■ Instructions to follow
Write out the entire listing below exactly, with the pictures left out.

■ Information provided
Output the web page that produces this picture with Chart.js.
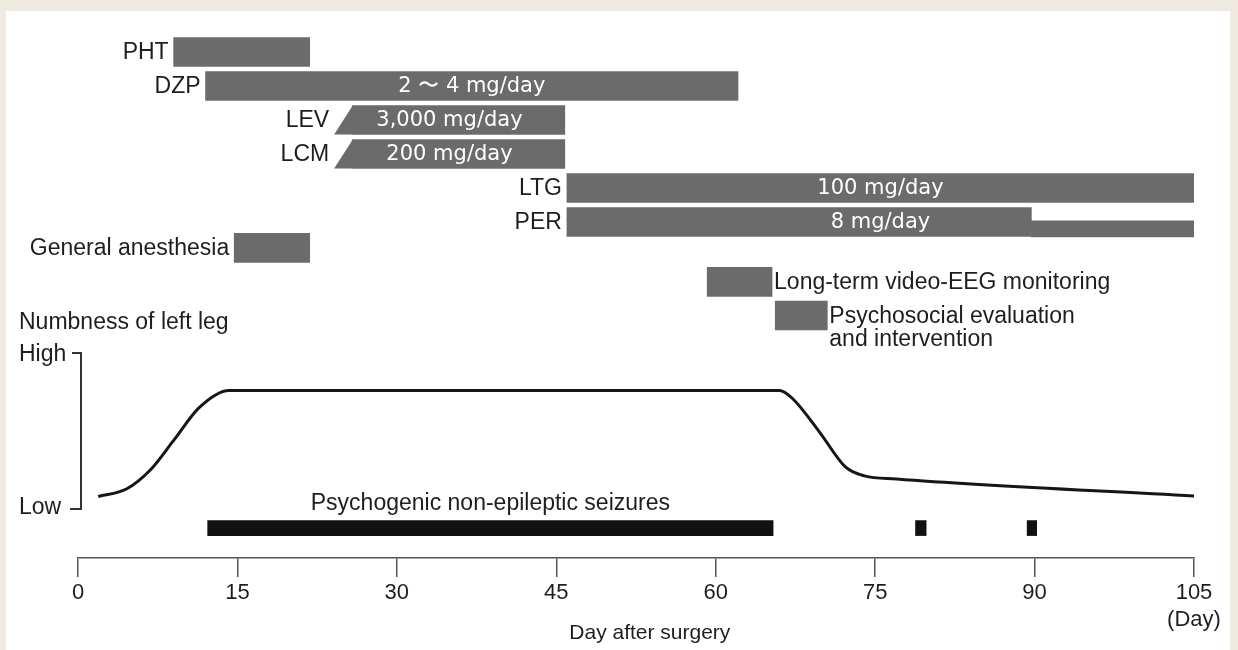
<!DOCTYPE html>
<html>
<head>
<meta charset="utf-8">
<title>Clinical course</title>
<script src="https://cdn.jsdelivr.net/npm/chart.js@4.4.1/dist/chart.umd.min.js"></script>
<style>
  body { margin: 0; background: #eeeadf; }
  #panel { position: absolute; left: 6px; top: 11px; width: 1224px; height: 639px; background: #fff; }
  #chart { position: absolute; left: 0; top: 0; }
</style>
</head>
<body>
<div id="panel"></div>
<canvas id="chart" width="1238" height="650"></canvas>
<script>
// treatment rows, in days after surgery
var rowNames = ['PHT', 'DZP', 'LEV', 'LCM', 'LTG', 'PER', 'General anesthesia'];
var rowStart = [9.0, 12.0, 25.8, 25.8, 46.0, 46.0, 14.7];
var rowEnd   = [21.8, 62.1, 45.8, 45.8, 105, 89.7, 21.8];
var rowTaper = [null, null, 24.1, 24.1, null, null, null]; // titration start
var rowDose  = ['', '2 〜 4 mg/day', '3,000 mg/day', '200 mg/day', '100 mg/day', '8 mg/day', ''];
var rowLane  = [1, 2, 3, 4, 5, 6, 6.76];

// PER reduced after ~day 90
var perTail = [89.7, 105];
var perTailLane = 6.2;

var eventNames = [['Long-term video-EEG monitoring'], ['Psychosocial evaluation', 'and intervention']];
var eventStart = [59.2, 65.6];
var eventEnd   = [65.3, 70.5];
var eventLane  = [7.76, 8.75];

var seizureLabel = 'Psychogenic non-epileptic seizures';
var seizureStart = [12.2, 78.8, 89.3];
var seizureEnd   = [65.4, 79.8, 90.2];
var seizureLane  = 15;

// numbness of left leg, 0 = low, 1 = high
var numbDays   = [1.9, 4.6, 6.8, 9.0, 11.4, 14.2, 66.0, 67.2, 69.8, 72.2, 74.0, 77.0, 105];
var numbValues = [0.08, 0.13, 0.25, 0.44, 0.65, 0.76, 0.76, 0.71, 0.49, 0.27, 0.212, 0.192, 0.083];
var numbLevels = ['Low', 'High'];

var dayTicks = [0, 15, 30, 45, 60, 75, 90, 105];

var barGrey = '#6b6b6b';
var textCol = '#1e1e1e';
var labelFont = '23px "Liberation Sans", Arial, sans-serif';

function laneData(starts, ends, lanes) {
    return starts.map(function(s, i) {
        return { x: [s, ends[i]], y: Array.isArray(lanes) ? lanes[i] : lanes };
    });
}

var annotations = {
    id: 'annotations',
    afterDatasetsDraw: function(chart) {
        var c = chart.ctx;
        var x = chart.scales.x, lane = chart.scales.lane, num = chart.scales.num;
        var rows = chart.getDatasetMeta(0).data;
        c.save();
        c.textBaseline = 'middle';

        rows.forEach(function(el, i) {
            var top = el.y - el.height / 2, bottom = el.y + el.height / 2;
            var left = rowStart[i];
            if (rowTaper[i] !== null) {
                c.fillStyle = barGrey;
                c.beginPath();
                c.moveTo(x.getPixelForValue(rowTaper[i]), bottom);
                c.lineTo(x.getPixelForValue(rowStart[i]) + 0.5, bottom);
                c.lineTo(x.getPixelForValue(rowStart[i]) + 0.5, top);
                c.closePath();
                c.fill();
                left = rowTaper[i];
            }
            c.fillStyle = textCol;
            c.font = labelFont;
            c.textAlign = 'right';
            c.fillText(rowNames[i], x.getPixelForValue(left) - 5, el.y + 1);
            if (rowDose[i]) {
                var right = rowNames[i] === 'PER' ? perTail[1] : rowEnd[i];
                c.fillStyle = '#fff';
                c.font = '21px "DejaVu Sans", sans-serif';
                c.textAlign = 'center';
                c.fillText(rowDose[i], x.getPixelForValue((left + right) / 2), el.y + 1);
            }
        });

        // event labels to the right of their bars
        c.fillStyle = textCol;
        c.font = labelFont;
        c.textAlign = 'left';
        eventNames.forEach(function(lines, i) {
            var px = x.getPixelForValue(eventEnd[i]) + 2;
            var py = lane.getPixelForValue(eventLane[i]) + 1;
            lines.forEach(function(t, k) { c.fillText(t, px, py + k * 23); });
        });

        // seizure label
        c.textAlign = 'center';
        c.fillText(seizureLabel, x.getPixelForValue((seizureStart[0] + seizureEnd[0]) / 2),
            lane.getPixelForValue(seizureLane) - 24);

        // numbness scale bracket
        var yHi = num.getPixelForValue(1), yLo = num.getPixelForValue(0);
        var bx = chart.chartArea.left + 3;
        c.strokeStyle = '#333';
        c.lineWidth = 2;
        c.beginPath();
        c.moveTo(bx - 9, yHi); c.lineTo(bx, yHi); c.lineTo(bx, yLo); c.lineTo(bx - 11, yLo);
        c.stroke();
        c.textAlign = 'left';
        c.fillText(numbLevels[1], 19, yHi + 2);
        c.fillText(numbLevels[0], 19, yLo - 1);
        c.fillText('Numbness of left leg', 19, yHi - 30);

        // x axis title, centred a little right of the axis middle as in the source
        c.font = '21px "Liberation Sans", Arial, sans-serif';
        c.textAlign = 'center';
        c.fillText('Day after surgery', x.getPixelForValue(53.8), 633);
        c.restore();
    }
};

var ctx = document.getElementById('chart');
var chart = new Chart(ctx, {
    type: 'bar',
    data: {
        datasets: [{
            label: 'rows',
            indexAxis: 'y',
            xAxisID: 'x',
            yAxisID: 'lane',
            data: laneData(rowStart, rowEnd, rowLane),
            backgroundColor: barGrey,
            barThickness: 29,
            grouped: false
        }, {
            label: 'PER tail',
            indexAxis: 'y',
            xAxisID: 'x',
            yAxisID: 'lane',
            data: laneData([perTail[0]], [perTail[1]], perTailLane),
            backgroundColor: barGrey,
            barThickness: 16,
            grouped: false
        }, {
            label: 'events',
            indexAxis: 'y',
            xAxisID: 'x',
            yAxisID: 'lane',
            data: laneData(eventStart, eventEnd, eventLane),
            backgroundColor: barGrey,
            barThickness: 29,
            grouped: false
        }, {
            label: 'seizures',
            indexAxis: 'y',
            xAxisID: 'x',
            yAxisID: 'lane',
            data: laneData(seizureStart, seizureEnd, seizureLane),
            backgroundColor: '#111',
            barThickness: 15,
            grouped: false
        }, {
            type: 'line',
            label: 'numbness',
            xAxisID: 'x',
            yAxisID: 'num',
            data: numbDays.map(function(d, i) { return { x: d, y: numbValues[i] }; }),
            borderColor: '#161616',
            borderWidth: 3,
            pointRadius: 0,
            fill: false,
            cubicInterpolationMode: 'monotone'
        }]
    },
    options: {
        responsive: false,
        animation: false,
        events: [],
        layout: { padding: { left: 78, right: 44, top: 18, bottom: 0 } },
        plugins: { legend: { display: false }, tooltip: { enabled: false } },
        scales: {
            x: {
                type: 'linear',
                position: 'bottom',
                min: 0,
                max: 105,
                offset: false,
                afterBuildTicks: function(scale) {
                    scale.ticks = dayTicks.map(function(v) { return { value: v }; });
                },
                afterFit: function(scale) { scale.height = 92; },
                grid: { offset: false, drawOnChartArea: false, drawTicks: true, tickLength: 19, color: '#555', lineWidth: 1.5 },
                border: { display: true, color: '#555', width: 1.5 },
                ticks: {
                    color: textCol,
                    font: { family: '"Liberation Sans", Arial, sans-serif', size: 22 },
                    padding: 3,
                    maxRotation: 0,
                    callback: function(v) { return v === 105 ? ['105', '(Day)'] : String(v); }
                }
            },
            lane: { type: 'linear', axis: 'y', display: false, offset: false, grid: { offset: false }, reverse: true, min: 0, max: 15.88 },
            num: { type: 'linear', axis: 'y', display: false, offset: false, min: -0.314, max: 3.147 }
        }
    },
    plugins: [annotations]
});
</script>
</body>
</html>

■ Answer to this problem
Output the web page that produces this picture with Chart.js.
<!DOCTYPE html>
<html>
<head>
<meta charset="utf-8">
<title>Clinical course</title>
<script src="https://cdn.jsdelivr.net/npm/chart.js@4.4.1/dist/chart.umd.min.js"></script>
<style>
  body { margin: 0; background: #eeeadf; }
  #panel { position: absolute; left: 6px; top: 11px; width: 1224px; height: 639px; background: #fff; }
  #chart { position: absolute; left: 0; top: 0; }
</style>
</head>
<body>
<div id="panel"></div>
<canvas id="chart" width="1238" height="650"></canvas>
<script>
// treatment rows, in days after surgery
var rowNames = ['PHT', 'DZP', 'LEV', 'LCM', 'LTG', 'PER', 'General anesthesia'];
var rowStart = [9.0, 12.0, 25.8, 25.8, 46.0, 46.0, 14.7];
var rowEnd   = [21.8, 62.1, 45.8, 45.8, 105, 89.7, 21.8];
var rowTaper = [null, null, 24.1, 24.1, null, null, null]; // titration start
var rowDose  = ['', '2 〜 4 mg/day', '3,000 mg/day', '200 mg/day', '100 mg/day', '8 mg/day', ''];
var rowLane  = [1, 2, 3, 4, 5, 6, 6.76];

// PER reduced after ~day 90
var perTail = [89.7, 105];
var perTailLane = 6.2;

var eventNames = [['Long-term video-EEG monitoring'], ['Psychosocial evaluation', 'and intervention']];
var eventStart = [59.2, 65.6];
var eventEnd   = [65.3, 70.5];
var eventLane  = [7.76, 8.75];

var seizureLabel = 'Psychogenic non-epileptic seizures';
var seizureStart = [12.2, 78.8, 89.3];
var seizureEnd   = [65.4, 79.8, 90.2];
var seizureLane  = 15;

// numbness of left leg, 0 = low, 1 = high
var numbDays   = [1.9, 4.6, 6.8, 9.0, 11.4, 14.2, 66.0, 67.2, 69.8, 72.2, 74.0, 77.0, 105];
var numbValues = [0.08, 0.13, 0.25, 0.44, 0.65, 0.76, 0.76, 0.71, 0.49, 0.27, 0.212, 0.192, 0.083];
var numbLevels = ['Low', 'High'];

var dayTicks = [0, 15, 30, 45, 60, 75, 90, 105];

var barGrey = '#6b6b6b';
var textCol = '#1e1e1e';
var labelFont = '23px "Liberation Sans", Arial, sans-serif';

function laneData(starts, ends, lanes) {
    return starts.map(function(s, i) {
        return { x: [s, ends[i]], y: Array.isArray(lanes) ? lanes[i] : lanes };
    });
}

var annotations = {
    id: 'annotations',
    afterDatasetsDraw: function(chart) {
        var c = chart.ctx;
        var x = chart.scales.x, lane = chart.scales.lane, num = chart.scales.num;
        var rows = chart.getDatasetMeta(0).data;
        c.save();
        c.textBaseline = 'middle';

        rows.forEach(function(el, i) {
            var top = el.y - el.height / 2, bottom = el.y + el.height / 2;
            var left = rowStart[i];
            if (rowTaper[i] !== null) {
                c.fillStyle = barGrey;
                c.beginPath();
                c.moveTo(x.getPixelForValue(rowTaper[i]), bottom);
                c.lineTo(x.getPixelForValue(rowStart[i]) + 0.5, bottom);
                c.lineTo(x.getPixelForValue(rowStart[i]) + 0.5, top);
                c.closePath();
                c.fill();
                left = rowTaper[i];
            }
            c.fillStyle = textCol;
            c.font = labelFont;
            c.textAlign = 'right';
            c.fillText(rowNames[i], x.getPixelForValue(left) - 5, el.y + 1);
            if (rowDose[i]) {
                var right = rowNames[i] === 'PER' ? perTail[1] : rowEnd[i];
                c.fillStyle = '#fff';
                c.font = '21px "DejaVu Sans", sans-serif';
                c.textAlign = 'center';
                c.fillText(rowDose[i], x.getPixelForValue((left + right) / 2), el.y + 1);
            }
        });

        // event labels to the right of their bars
        c.fillStyle = textCol;
        c.font = labelFont;
        c.textAlign = 'left';
        eventNames.forEach(function(lines, i) {
            var px = x.getPixelForValue(eventEnd[i]) + 2;
            var py = lane.getPixelForValue(eventLane[i]) + 1;
            lines.forEach(function(t, k) { c.fillText(t, px, py + k * 23); });
        });

        // seizure label
        c.textAlign = 'center';
        c.fillText(seizureLabel, x.getPixelForValue((seizureStart[0] + seizureEnd[0]) / 2),
            lane.getPixelForValue(seizureLane) - 24);

        // numbness scale bracket
        var yHi = num.getPixelForValue(1), yLo = num.getPixelForValue(0);
        var bx = chart.chartArea.left + 3;
        c.strokeStyle = '#333';
        c.lineWidth = 2;
        c.beginPath();
        c.moveTo(bx - 9, yHi); c.lineTo(bx, yHi); c.lineTo(bx, yLo); c.lineTo(bx - 11, yLo);
        c.stroke();
        c.textAlign = 'left';
        c.fillText(numbLevels[1], 19, yHi + 2);
        c.fillText(numbLevels[0], 19, yLo - 1);
        c.fillText('Numbness of left leg', 19, yHi - 30);

        // x axis title, centred a little right of the axis middle as in the source
        c.font = '21px "Liberation Sans", Arial, sans-serif';
        c.textAlign = 'center';
        c.fillText('Day after surgery', x.getPixelForValue(53.8), 633);
        c.restore();
    }
};

var ctx = document.getElementById('chart');
var chart = new Chart(ctx, {
    type: 'bar',
    data: {
        datasets: [{
            label: 'rows',
            indexAxis: 'y',
            xAxisID: 'x',
            yAxisID: 'lane',
            data: laneData(rowStart, rowEnd, rowLane),
            backgroundColor: barGrey,
            barThickness: 29,
            grouped: false
        }, {
            label: 'PER tail',
            indexAxis: 'y',
            xAxisID: 'x',
            yAxisID: 'lane',
            data: laneData([perTail[0]], [perTail[1]], perTailLane),
            backgroundColor: barGrey,
            barThickness: 16,
            grouped: false
        }, {
            label: 'events',
            indexAxis: 'y',
            xAxisID: 'x',
            yAxisID: 'lane',
            data: laneData(eventStart, eventEnd, eventLane),
            backgroundColor: barGrey,
            barThickness: 29,
            grouped: false
        }, {
            label: 'seizures',
            indexAxis: 'y',
            xAxisID: 'x',
            yAxisID: 'lane',
            data: laneData(seizureStart, seizureEnd, seizureLane),
            backgroundColor: '#111',
            barThickness: 15,
            grouped: false
        }, {
            type: 'line',
            label: 'numbness',
            xAxisID: 'x',
            yAxisID: 'num',
            data: numbDays.map(function(d, i) { return { x: d, y: numbValues[i] }; }),
            borderColor: '#161616',
            borderWidth: 3,
            pointRadius: 0,
            fill: false,
            cubicInterpolationMode: 'monotone'
        }]
    },
    options: {
        responsive: false,
        animation: false,
        events: [],
        layout: { padding: { left: 78, right: 44, top: 18, bottom: 0 } },
        plugins: { legend: { display: false }, tooltip: { enabled: false } },
        scales: {
            x: {
                type: 'linear',
                position: 'bottom',
                min: 0,
                max: 105,
                offset: false,
                afterBuildTicks: function(scale) {
                    scale.ticks = dayTicks.map(function(v) { return { value: v }; });
                },
                afterFit: function(scale) { scale.height = 92; },
                grid: { offset: false, drawOnChartArea: false, drawTicks: true, tickLength: 19, color: '#555', lineWidth: 1.5 },
                border: { display: true, color: '#555', width: 1.5 },
                ticks: {
                    color: textCol,
                    font: { family: '"Liberation Sans", Arial, sans-serif', size: 22 },
                    padding: 3,
                    maxRotation: 0,
                    callback: function(v) { return v === 105 ? ['105', '(Day)'] : String(v); }
                }
            },
            lane: { type: 'linear', axis: 'y', display: false, offset: false, grid: { offset: false }, reverse: true, min: 0, max: 15.88 },
            num: { type: 'linear', axis: 'y', display: false, offset: false, min: -0.314, max: 3.147 }
        }
    },
    plugins: [annotations]
});
</script>
</body>
</html>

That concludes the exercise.